I opened the stairwell door to walk down a level when I saw one of the 8th graders using a dry erase marker to write very largely on the window of staircase: "Suck Pussy".  With the natural noise of the building he hadn't heard me open the door and that I was right behind him.  I read this and immediately did a 180 and went back on the other side of the door.  I laughed... Hard.  Why? I don't know.  Stress of the day?  Surprise?  Who knows.

Anyway, game face... I straighten up and loudly throw open the door and spend the next 3 minutes chewing him out for writing on the window, and something so horrible to boot!  He had no idea seconds before he had me cracking up.  He was so embarrassed and horrified that I caught him.  I brought him to the disciplinarian (a former Reverend who didn't find the humor I had in the situation and needless to say, there was some serious punishment doled out that day. 

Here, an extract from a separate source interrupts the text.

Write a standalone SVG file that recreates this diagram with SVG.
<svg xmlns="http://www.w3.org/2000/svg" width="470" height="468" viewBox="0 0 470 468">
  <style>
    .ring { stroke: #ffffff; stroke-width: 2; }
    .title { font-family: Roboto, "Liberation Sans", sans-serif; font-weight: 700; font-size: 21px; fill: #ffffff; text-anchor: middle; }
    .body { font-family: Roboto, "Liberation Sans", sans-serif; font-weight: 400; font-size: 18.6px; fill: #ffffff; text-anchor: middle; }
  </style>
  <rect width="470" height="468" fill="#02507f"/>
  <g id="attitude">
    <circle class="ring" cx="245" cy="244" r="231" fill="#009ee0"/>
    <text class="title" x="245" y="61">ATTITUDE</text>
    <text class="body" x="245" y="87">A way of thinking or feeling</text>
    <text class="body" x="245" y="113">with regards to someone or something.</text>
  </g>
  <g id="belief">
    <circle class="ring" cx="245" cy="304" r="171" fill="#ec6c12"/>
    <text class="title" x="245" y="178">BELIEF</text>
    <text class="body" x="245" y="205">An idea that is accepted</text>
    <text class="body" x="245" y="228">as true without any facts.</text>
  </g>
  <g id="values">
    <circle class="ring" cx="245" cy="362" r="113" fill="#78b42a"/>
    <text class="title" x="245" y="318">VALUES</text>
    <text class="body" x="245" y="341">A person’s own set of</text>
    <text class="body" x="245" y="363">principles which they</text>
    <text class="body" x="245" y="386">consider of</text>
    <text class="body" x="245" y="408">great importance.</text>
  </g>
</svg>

Finding Nemo... in the hallway...

So working in a K-8 school you tend to come across a lot of different levels of maturity, understanding and bravado.  When I specifically was dealing with my middle-schoolers, they were funny. They understood sarcasm, and were willing to give it right back to you.  The little kids are different.  They dont get sarcasm so when you addressed them you had to be very direct.  This is the background you need for this story. 

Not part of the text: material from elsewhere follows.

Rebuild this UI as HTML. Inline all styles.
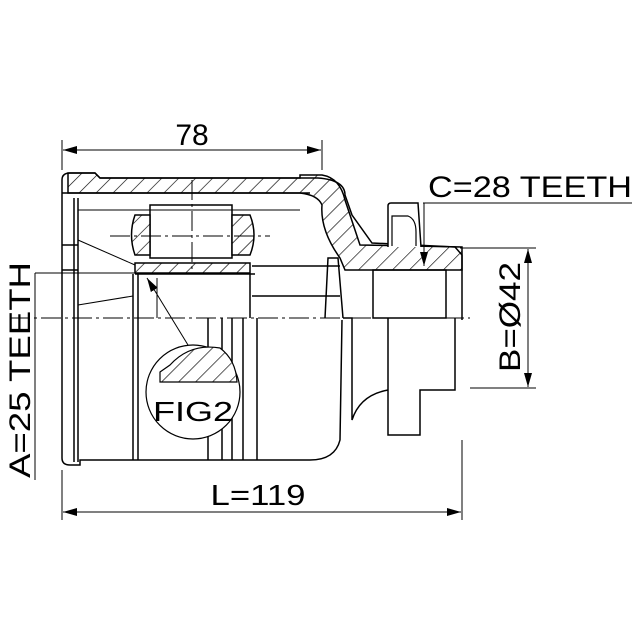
<!DOCTYPE html>
<html><head><style>html,body{margin:0;padding:0;background:#fff}svg{display:block}</style></head>
<body>
<svg width="640" height="640" viewBox="0 0 640 640" xmlns="http://www.w3.org/2000/svg" font-family="Liberation Sans, sans-serif">
<defs>
<pattern id="h" patternUnits="userSpaceOnUse" width="12" height="12" patternTransform="rotate(45)">
<rect width="12" height="12" fill="#fff"/><line x1="0" y1="0" x2="0" y2="12" stroke="#000" stroke-width="1.3"/></pattern>
<marker id="a" markerWidth="14" markerHeight="8" refX="14" refY="4" orient="auto" markerUnits="userSpaceOnUse"><path d="M0,0 L14,4 L0,8 z" fill="#000"/></marker>
</defs>
<g fill="none" stroke="#000" stroke-width="1.5">
<line x1="62" y1="140" x2="62" y2="170" stroke-width="1"/>
<line x1="322" y1="140" x2="322" y2="170" stroke-width="1"/>
<line x1="300" y1="150" x2="63" y2="150" marker-end="url(#a)" stroke-width="1"/>
<line x1="100" y1="150" x2="321" y2="150" marker-end="url(#a)" stroke-width="1"/>
<line x1="62" y1="470" x2="62" y2="520" stroke-width="1"/>
<line x1="462" y1="440" x2="462" y2="520" stroke-width="1"/>
<line x1="300" y1="512" x2="63" y2="512" marker-end="url(#a)" stroke-width="1"/>
<line x1="100" y1="512" x2="461" y2="512" marker-end="url(#a)" stroke-width="1"/>
<path d="M68,173 L95,173 L100,178 L300,178 L300,175 L322,175 Q340,178 345,200 L360,245 L462,247 L462,270 L345,270 L340,258 Q320,230 322,205 Q318,195 300,193 L68,193 Z" fill="url(#h)"/>
<path d="M62,180 Q62,173 70,173 L95,173 L100,178 L318,178 Q345,180 345,195 L352,215 L372,243 L455,247 L462,255 L462,320" />
<path d="M388,247 L388,206 Q388,203 391,203 L418,203 L421,247" fill="#fff"/>
<path d="M392,246 L392,216 L408,216 Q416,219 416,232 L416,246" stroke-width="1.2"/>
<path d="M62,180 L62,458 Q62,465 70,465 L80,465 L80,460 L310,460 Q335,460 340,440 L342,320"/>
<path d="M62,193 L310,193" />
<line x1="74" y1="198" x2="74" y2="462"/><line x1="78" y1="198" x2="78" y2="462"/>
<line x1="62" y1="245" x2="78" y2="245"/><line x1="62" y1="270" x2="78" y2="270"/>
<line x1="78" y1="210" x2="300" y2="210" stroke-width="1"/>
<rect x="150" y="205" width="82" height="53"/>
<path d="M135,215 L150,215 L150,255 L135,255 Q128,235 135,215 Z" fill="url(#h)"/>
<path d="M232,215 L250,215 Q258,235 250,255 L232,255 Z" fill="url(#h)"/>
<rect x="135" y="263" width="115" height="10" fill="url(#h)"/>
<line x1="135" y1="274" x2="255" y2="274"/>
<line x1="252" y1="266" x2="340" y2="266"/>
<line x1="252" y1="296" x2="340" y2="296"/>
<line x1="78" y1="240" x2="135" y2="265" stroke-width="1"/>
<line x1="78" y1="305" x2="133" y2="296" stroke-width="1"/>
<line x1="133" y1="274" x2="133" y2="460"/><line x1="138" y1="274" x2="138" y2="460"/>
<line x1="157" y1="278" x2="157" y2="318" stroke-width="1"/>
<line x1="250" y1="274" x2="250" y2="318"/>
<line x1="208" y1="318" x2="208" y2="460"/><line x1="222" y1="318" x2="222" y2="460"/>
<line x1="232" y1="318" x2="232" y2="460"/><line x1="243" y1="318" x2="243" y2="460"/>
<line x1="257" y1="318" x2="257" y2="460"/>
<path d="M325,318 L328,258 L338,258 L343,318"/>
<path d="M343,318 L352,318 L352,420 Q360,395 388,390"/>
<rect x="373" y="270" width="73" height="48"/>
<path d="M388,318 L388,435 L420,435 L420,390 L455,390 L455,318"/>
<line x1="10" y1="318" x2="470" y2="318" stroke-width="1" stroke-dasharray="20,4,3,4"/>
<line x1="110" y1="236" x2="270" y2="236" stroke-width="1" stroke-dasharray="20,4,3,4"/>
<line x1="192" y1="180" x2="192" y2="270" stroke-width="1" stroke-dasharray="20,4,3,4"/>
<line x1="423" y1="203" x2="632" y2="203" stroke-width="1"/>
<line x1="424" y1="203" x2="424" y2="266" marker-end="url(#a)" stroke-width="1"/>
<line x1="460" y1="248" x2="536" y2="248" stroke-width="1"/>
<line x1="470" y1="388" x2="536" y2="388" stroke-width="1"/>
<line x1="528" y1="320" x2="528" y2="249" marker-end="url(#a)" stroke-width="1"/>
<line x1="528" y1="300" x2="528" y2="387" marker-end="url(#a)" stroke-width="1"/>
<line x1="35" y1="273" x2="140" y2="273" stroke-width="1"/>
<line x1="35" y1="273" x2="35" y2="480" stroke-width="1"/>
<line x1="188" y1="345" x2="147" y2="278" marker-end="url(#a)" stroke-width="1"/>
<circle cx="193" cy="392" r="47" fill="#fff" stroke-width="1.2"/>
<path d="M160,372 L170,365 Q190,343 220,348 Q236,360 237,382 L160,382 Z" fill="url(#h)" stroke-width="1.2"/>
</g>
<g fill="#000">
<text x="192" y="145" font-size="30" text-anchor="middle">78</text>
<text x="258" y="505" font-size="29" text-anchor="middle" textLength="95" lengthAdjust="spacingAndGlyphs">L=119</text>
<text x="530" y="197" font-size="30" text-anchor="middle" textLength="204" lengthAdjust="spacingAndGlyphs">C=28 TEETH</text>
<text x="193" y="421" font-size="28" text-anchor="middle" textLength="80" lengthAdjust="spacingAndGlyphs">FIG2</text>
<text transform="translate(520,317) rotate(-90)" font-size="30" text-anchor="middle" textLength="110" lengthAdjust="spacingAndGlyphs">B=Ø42</text>
<text transform="translate(30,370) rotate(-90)" font-size="30" text-anchor="middle" textLength="216" lengthAdjust="spacingAndGlyphs">A=25 TEETH</text>
</g>
</svg>
</body></html>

Every Monday I happened to have a prep period where the kids stayed in the classroom so if I wanted any alone time, I needed to leave my room.  For 45 minutes I would wonder around the school, police the hallways, and venture to the cafeteria, which was more of a circus with food than anything else.  One day I decided I would go explore the lower elementary school floors and walked into the second grade hallway.  I turned a corner and there in front of me was a second grade boy who I had known by site for the last three years.  I always said hi to him and he always waived but in three years had never said a word. 

He was alone in the hallway standing by his coat hook and looking directly at me.

"Where's your hall pass little man?" I greated him.  Again, you have to be direct with the little ones.  The older ones I would have immediately started picking on and harassing them into their rooms.  The little ones need fear.  They need to understand authority of adults and that rules apply even when they think no one is watching. 

Silence.

I put my hands on my hips, furrowed my brow and a little more firmly asked again, "where's your hall pass?"

Right then without missing a beat, he placed his hands on his hips, leaned forward a little, looked me dead in the eyes and said, "Sharkbait who ha-ha!" and then ran into his classroom. 

I wasn't even mad.  How can you be mad at Finding Nemo?  And at such an amazing time! 

He was the only kid to ever not get reprimanded by me for not having a hall pass.